Sustainable developments, reporting standards and setting a blueprint for the future
By Professor Carol Adams, January 2024
Carol Adams, Professor of Accounting and Chair of the Global Sustainability Standards Board (GSSB) at Global Reporting Initiative, on why reporting on organisations’ impacts is crucial to achieve real change.
As the deadline for meeting climate pledges and reversing the consequences of climate change draws nearer, the pressure grows for organisations to make a positive contribution.
To that end, there’s been a substantial amount of research into how frameworks, standards and other forms of reporting requirements can influence action aligned with sustainable development, by giving organisations a blueprint to follow. What they’re required to report on influences what gets attention and further action.
A focus on action
The Global Reporting Initiative (GRI) Standards which began as guidelines 26 years ago provide the most well-established blueprint so far. Now overseen by GRI’s Global Sustainability Standards Board (GSSB), they have progressively incorporated more disclosures that facilitate a transformation towards integrating sustainable development considerations into governance, strategy and policies. They also facilitate accountability for the most significant impacts of their activities upon the economy, the environment, and people, including their human rights.
The three recently revised GRI Universal Standards, which became effective this year, facilitate reporting on contribution to sustainable development. They require disclosures on the process for identifying an organisation’s most significant impacts, responsibility for managing those impacts, engagement with stakeholders, governance oversight, the scope of external assurance and the incorporation of sustainable development considerations into strategy and policy commitments, including remuneration. These are all known drivers of change. After all, if you’re required to disclose something, you’re going to have to think about the issue and take appropriate action first. The GRI Standards offer guidance on the process of determining the organisation’s most significant impacts.
The GRI Sector Standards set out the sustainable development context for different sectors, identify their most significant impacts and link them to the United Nations Sustainable Development Goals.
A focus on the consequences of impacts
An organisation’s most significant impacts and the cumulative impacts of many organisations over time have implications for the availability of natural resources and the relationships on which organisations depend. The consequences present risks and create opportunities for organisations and their stakeholders, including investors.
The most significant impacts can be fed into an organisation’s Enterprise Risk Management System to identify actual and potential risks and financial consequences. The identification and management of these most significant impacts therefore makes good business sense.
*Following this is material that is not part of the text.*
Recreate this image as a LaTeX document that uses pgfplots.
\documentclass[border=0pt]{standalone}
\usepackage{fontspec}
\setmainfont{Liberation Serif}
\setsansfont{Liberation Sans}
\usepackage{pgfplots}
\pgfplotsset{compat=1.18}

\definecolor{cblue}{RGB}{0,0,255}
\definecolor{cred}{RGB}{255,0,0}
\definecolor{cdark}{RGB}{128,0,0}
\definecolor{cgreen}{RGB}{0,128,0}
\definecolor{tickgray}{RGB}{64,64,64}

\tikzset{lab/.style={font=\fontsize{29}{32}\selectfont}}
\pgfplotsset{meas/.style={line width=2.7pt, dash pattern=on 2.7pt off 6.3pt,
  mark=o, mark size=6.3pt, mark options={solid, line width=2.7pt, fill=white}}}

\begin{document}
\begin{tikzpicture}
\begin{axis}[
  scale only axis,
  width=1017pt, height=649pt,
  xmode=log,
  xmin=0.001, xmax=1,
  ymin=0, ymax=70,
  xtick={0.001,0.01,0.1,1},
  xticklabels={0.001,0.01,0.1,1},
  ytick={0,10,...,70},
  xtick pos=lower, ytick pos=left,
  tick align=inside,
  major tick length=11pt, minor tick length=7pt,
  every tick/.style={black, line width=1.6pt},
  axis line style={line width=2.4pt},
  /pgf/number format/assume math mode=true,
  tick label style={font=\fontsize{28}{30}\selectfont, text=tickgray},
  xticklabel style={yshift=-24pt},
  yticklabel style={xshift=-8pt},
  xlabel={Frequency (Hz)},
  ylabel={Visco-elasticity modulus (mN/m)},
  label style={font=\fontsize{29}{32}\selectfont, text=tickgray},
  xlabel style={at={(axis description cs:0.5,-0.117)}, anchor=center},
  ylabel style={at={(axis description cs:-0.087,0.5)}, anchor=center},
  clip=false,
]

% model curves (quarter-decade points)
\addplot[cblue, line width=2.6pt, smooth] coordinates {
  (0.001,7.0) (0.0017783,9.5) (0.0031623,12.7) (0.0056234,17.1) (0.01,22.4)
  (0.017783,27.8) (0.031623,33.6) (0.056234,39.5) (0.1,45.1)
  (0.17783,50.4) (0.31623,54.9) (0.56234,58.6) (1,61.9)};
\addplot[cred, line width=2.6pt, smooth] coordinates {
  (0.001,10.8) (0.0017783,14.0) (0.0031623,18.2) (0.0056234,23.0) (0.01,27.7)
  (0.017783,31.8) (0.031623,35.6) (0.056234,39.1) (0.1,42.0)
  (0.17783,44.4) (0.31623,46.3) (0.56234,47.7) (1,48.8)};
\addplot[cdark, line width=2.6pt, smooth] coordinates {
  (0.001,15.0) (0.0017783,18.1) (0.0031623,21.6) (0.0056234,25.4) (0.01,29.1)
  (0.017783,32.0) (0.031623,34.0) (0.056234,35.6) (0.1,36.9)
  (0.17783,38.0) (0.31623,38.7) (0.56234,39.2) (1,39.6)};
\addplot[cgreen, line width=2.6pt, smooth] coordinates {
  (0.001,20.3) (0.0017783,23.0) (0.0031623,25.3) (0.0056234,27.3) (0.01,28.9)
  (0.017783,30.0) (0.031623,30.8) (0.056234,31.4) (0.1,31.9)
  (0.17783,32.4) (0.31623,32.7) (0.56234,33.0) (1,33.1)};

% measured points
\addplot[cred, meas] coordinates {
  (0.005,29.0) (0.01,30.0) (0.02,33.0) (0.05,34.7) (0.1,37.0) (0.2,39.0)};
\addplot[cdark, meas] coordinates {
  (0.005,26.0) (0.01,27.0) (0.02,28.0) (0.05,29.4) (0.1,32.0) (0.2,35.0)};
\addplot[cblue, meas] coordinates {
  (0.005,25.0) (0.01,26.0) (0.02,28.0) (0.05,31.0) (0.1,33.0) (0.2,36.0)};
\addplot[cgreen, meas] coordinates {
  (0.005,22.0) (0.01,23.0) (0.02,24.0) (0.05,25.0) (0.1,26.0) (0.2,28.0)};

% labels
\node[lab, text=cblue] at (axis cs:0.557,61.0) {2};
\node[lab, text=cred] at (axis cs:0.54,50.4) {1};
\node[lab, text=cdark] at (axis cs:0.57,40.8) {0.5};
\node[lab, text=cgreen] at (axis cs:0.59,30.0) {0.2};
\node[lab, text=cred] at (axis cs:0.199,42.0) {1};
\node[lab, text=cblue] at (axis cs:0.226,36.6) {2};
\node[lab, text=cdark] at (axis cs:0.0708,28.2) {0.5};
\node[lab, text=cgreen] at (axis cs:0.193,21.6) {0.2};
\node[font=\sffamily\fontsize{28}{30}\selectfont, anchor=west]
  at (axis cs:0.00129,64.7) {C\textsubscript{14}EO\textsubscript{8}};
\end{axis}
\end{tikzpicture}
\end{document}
Stakeholders have always played a powerful role in influencing corporate behaviour and investor returns. Think apartheid, Barclays and Shell; labour rights issues in the supply chain, Nike; marketing campaigns with negative impacts, Nestlé and so on. GRI was formed in the wake of the Exxon Valdez Alaskan oil spill, but this wasn’t the first corporate-created disaster and there’ve been many more since.
What’s next?
To achieve faster change, identifying and reporting on an organisation’s most significant impacts would need to be mandatory. The European Union has mandated the European Sustainability Reporting Standards that align with GRI Standards. The Securities and Exchange Board of India has also mandated aligned reporting. Mandated requirements alone aren’t enough. They need to be enforced and capacity building and training needs attention. Critically, the scope of external assurance engagements needs to be extended and particularly to cover the approach to identifying an organisation’s most significant impacts.
Just as I encourage the finance and sustainability functions of organisations to collaborate, I urge financial regulators to talk with areas of government responsible for economic, social and environmental matters in developing a reporting regime that benefits nations in a holistic way.
The GRI Standards provide a globally accepted starting point for such an approach.